- TASK INSTRUCTIONS
Across the listing below, how many lines hold "this"? Reply with the number by itself.

___

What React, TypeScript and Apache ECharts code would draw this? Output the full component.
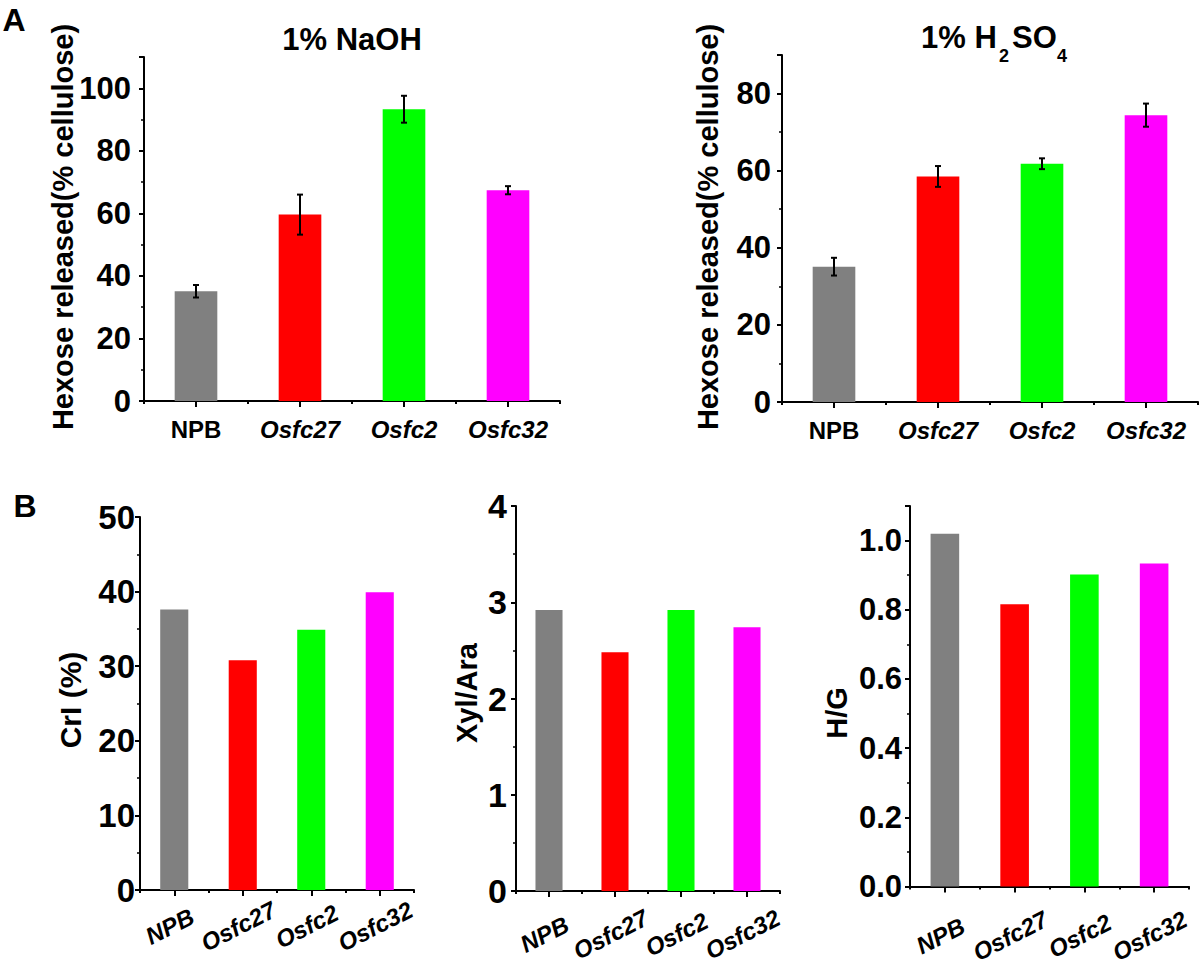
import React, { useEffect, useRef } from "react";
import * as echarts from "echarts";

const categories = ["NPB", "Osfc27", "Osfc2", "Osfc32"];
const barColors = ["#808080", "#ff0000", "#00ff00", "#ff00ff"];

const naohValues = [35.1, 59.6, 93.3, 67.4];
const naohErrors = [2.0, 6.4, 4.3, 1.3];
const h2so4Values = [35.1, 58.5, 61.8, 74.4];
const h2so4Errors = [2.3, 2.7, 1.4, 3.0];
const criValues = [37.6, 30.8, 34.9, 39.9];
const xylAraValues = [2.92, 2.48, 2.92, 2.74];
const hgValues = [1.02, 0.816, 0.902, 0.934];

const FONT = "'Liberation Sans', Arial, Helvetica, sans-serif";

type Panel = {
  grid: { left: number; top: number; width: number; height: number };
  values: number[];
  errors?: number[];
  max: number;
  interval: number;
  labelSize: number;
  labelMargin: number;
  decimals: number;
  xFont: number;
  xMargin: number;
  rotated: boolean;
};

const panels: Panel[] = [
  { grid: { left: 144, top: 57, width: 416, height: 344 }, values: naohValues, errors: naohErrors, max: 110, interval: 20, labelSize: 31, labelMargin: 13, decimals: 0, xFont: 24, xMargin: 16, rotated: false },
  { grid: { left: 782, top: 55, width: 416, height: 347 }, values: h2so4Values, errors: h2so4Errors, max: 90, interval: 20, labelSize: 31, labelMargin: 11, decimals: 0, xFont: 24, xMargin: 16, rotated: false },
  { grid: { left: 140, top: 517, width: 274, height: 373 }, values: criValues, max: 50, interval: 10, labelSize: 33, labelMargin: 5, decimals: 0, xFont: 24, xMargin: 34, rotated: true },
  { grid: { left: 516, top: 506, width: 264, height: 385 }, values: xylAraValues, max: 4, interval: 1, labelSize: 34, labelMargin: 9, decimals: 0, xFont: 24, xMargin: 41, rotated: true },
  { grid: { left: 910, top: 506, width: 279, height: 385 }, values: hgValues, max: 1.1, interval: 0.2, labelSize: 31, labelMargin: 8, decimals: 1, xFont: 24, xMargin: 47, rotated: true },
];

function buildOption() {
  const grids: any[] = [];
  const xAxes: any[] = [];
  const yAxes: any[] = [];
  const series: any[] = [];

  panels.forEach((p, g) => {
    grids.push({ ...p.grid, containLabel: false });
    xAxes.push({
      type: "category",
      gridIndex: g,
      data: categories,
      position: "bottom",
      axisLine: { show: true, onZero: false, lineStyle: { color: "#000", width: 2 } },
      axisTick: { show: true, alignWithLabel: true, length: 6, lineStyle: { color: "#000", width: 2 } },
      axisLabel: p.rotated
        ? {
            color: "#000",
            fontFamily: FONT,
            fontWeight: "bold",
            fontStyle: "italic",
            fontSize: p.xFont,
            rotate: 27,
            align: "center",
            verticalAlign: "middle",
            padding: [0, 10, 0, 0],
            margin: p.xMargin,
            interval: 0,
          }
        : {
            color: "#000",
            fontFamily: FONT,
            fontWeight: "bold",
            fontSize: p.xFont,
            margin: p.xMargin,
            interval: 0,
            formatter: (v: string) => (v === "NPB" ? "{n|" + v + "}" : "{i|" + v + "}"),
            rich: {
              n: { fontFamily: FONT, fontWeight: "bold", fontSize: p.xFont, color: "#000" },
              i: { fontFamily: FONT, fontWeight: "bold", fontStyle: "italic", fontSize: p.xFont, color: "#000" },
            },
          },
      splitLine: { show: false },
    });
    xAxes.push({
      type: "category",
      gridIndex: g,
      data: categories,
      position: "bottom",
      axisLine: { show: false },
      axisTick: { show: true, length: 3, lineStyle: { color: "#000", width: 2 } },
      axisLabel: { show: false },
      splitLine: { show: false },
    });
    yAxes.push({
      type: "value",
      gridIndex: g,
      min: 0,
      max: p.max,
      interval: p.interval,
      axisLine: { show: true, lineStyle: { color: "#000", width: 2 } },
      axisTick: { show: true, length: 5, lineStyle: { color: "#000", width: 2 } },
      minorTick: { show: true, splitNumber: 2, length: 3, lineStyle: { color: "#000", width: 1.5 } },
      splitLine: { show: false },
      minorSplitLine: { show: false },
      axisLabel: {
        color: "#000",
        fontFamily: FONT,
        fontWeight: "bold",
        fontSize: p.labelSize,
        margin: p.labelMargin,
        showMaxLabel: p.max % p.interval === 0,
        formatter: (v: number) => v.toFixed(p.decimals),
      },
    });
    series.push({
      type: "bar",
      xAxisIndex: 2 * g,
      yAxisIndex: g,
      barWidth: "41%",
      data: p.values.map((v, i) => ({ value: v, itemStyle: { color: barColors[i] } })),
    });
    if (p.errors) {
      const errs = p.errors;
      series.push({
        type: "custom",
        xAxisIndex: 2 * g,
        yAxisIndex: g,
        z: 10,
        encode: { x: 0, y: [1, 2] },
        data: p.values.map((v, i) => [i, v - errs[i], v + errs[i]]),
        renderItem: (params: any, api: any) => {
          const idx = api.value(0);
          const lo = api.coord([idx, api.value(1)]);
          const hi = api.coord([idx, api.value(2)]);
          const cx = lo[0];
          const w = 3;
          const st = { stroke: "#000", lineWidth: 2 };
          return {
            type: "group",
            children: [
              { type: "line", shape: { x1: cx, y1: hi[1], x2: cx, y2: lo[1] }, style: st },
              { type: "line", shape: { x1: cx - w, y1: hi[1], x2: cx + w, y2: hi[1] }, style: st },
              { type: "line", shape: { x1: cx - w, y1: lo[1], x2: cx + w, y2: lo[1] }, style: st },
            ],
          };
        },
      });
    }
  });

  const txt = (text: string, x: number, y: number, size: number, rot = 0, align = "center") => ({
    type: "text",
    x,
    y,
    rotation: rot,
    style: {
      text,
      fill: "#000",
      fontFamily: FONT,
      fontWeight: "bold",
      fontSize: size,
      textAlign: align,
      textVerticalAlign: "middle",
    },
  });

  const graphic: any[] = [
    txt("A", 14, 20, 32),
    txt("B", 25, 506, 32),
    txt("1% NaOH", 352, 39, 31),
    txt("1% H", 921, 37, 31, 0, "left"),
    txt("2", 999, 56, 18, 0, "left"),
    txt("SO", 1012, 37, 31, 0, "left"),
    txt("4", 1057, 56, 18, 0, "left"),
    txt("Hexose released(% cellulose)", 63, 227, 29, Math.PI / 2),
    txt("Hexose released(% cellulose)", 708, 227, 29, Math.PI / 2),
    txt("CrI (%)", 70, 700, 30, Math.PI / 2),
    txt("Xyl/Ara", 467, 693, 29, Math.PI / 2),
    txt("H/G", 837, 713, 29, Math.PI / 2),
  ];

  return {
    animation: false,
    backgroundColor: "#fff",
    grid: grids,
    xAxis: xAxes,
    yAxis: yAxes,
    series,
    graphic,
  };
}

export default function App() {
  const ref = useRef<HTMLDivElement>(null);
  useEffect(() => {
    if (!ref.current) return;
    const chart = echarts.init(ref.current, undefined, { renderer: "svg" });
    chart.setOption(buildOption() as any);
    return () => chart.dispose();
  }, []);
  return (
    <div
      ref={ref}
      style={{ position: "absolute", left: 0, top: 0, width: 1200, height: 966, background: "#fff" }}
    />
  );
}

___

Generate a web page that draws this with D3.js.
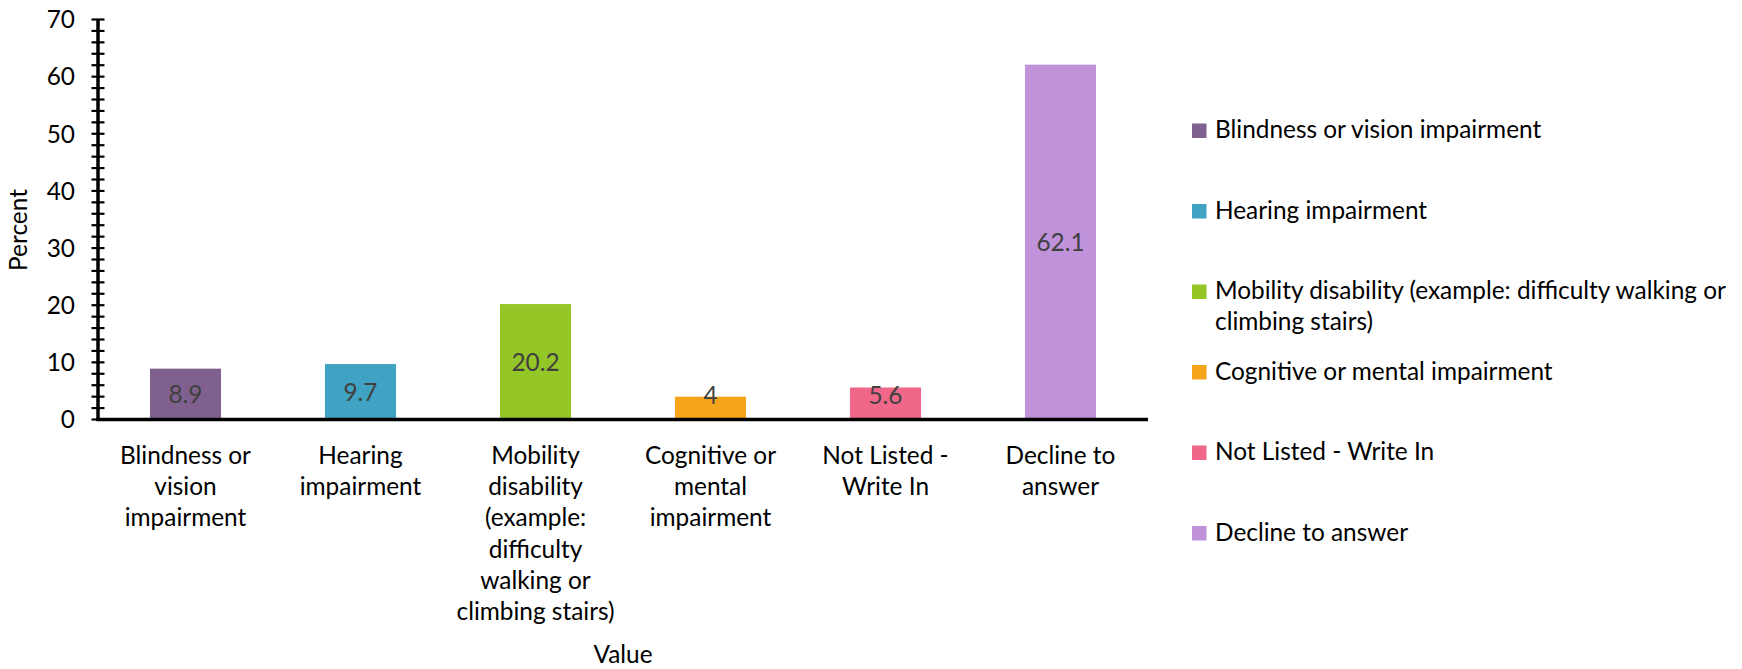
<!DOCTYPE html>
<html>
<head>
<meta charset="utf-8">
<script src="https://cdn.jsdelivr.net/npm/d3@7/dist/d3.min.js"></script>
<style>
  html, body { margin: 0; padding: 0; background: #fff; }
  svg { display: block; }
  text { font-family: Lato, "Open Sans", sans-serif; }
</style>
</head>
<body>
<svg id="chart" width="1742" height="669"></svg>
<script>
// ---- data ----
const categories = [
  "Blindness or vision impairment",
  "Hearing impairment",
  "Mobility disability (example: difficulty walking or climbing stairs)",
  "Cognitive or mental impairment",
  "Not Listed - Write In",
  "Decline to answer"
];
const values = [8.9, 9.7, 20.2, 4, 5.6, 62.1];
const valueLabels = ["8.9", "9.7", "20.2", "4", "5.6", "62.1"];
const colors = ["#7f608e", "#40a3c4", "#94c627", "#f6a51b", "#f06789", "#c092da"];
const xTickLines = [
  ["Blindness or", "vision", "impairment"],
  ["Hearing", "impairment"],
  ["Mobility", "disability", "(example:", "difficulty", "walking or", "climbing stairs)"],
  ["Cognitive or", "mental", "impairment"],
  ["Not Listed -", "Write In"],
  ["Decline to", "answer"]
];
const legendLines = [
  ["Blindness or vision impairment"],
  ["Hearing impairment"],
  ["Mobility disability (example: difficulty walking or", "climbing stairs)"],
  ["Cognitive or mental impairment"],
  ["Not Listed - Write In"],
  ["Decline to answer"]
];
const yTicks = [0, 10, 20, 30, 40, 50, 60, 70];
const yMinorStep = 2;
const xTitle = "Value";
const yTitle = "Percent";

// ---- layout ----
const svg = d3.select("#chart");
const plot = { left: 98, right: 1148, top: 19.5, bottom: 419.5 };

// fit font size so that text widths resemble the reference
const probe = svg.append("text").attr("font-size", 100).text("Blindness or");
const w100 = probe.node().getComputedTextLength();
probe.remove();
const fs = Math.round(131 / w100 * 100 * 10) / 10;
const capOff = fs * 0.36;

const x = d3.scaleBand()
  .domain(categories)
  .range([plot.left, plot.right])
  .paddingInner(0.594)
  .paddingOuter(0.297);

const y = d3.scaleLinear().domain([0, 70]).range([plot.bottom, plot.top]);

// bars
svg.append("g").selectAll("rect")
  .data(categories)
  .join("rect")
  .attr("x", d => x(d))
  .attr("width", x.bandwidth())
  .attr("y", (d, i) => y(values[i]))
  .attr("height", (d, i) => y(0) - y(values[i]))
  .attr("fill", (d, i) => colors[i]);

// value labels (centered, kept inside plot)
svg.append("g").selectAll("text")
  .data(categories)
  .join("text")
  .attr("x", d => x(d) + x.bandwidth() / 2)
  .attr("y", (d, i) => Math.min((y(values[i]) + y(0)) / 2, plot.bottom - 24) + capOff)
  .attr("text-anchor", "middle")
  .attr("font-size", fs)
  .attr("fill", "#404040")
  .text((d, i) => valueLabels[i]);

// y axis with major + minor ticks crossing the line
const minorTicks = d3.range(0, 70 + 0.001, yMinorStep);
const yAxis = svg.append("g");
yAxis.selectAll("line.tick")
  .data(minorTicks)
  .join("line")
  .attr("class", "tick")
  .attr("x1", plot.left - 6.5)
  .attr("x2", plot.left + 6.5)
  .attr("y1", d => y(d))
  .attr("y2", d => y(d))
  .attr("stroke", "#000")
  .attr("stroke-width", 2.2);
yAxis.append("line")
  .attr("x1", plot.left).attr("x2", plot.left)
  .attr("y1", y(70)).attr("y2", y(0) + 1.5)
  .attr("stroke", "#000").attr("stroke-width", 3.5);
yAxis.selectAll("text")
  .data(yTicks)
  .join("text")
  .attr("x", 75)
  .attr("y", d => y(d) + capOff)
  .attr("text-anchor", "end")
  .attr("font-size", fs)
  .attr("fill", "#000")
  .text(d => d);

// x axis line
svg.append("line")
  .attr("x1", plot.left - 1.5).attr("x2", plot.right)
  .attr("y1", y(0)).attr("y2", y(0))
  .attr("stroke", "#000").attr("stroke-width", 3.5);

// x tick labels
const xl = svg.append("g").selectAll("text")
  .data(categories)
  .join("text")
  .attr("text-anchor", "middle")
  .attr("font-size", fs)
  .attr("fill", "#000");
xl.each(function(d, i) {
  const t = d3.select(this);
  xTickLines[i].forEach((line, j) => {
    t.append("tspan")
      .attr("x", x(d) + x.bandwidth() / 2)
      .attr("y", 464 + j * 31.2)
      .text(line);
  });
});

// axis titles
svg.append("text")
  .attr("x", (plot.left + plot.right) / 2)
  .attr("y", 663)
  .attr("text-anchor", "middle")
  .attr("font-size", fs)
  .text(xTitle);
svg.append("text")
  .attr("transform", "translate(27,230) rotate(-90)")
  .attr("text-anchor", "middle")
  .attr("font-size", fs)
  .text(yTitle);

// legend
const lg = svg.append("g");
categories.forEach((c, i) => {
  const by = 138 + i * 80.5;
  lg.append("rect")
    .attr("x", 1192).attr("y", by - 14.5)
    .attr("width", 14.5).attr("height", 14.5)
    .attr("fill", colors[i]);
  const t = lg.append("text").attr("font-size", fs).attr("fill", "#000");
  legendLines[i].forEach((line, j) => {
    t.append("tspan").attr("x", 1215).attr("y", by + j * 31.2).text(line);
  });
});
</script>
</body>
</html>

___

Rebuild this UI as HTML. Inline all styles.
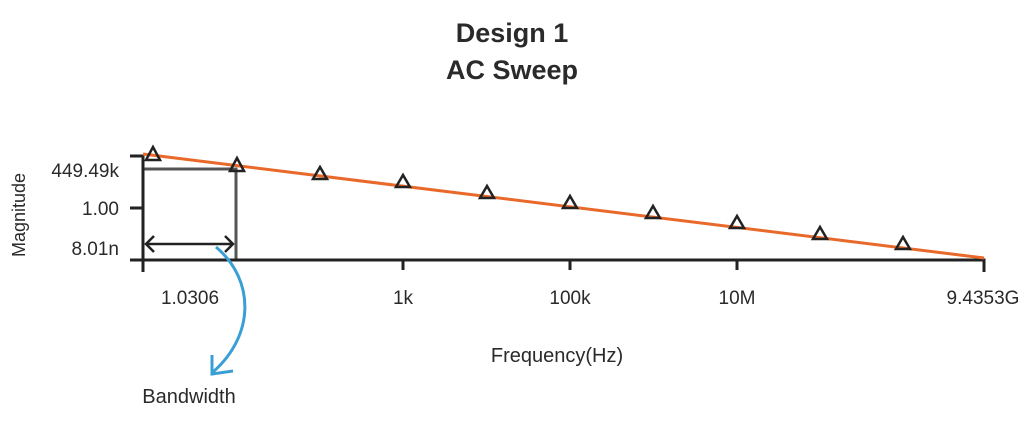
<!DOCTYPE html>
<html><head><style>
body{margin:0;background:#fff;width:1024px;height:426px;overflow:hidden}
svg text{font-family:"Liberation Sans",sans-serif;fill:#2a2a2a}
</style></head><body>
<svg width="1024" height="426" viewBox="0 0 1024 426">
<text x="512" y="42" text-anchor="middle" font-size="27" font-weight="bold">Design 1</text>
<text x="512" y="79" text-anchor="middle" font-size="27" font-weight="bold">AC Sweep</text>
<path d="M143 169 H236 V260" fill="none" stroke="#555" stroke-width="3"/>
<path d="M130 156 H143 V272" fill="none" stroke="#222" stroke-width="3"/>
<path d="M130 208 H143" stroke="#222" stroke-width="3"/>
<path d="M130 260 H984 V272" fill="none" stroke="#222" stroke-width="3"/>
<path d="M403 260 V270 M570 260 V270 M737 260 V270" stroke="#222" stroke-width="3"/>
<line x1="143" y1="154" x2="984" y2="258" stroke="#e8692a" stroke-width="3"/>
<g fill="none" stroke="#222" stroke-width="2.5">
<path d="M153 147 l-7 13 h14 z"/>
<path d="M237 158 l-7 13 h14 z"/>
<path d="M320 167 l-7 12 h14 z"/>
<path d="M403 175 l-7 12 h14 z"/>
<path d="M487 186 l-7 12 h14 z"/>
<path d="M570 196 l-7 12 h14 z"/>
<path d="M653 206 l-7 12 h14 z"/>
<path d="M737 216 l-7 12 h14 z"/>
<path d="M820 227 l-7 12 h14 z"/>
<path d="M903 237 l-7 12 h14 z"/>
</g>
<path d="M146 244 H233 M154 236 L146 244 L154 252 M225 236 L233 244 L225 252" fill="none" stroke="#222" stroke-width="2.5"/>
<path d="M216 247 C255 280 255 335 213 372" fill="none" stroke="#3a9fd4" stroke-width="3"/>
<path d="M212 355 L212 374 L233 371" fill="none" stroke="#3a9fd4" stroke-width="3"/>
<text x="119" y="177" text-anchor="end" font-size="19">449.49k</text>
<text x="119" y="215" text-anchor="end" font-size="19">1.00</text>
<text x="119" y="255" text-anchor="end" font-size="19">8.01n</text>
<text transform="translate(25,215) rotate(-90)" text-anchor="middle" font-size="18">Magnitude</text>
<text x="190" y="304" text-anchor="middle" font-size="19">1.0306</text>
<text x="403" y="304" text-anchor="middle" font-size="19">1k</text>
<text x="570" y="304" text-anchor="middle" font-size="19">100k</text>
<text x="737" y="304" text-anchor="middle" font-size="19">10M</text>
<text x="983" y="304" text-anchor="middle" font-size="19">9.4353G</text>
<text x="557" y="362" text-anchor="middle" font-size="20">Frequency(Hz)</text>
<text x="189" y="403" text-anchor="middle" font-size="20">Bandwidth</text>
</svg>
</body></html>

___

- IN RESPONSE
4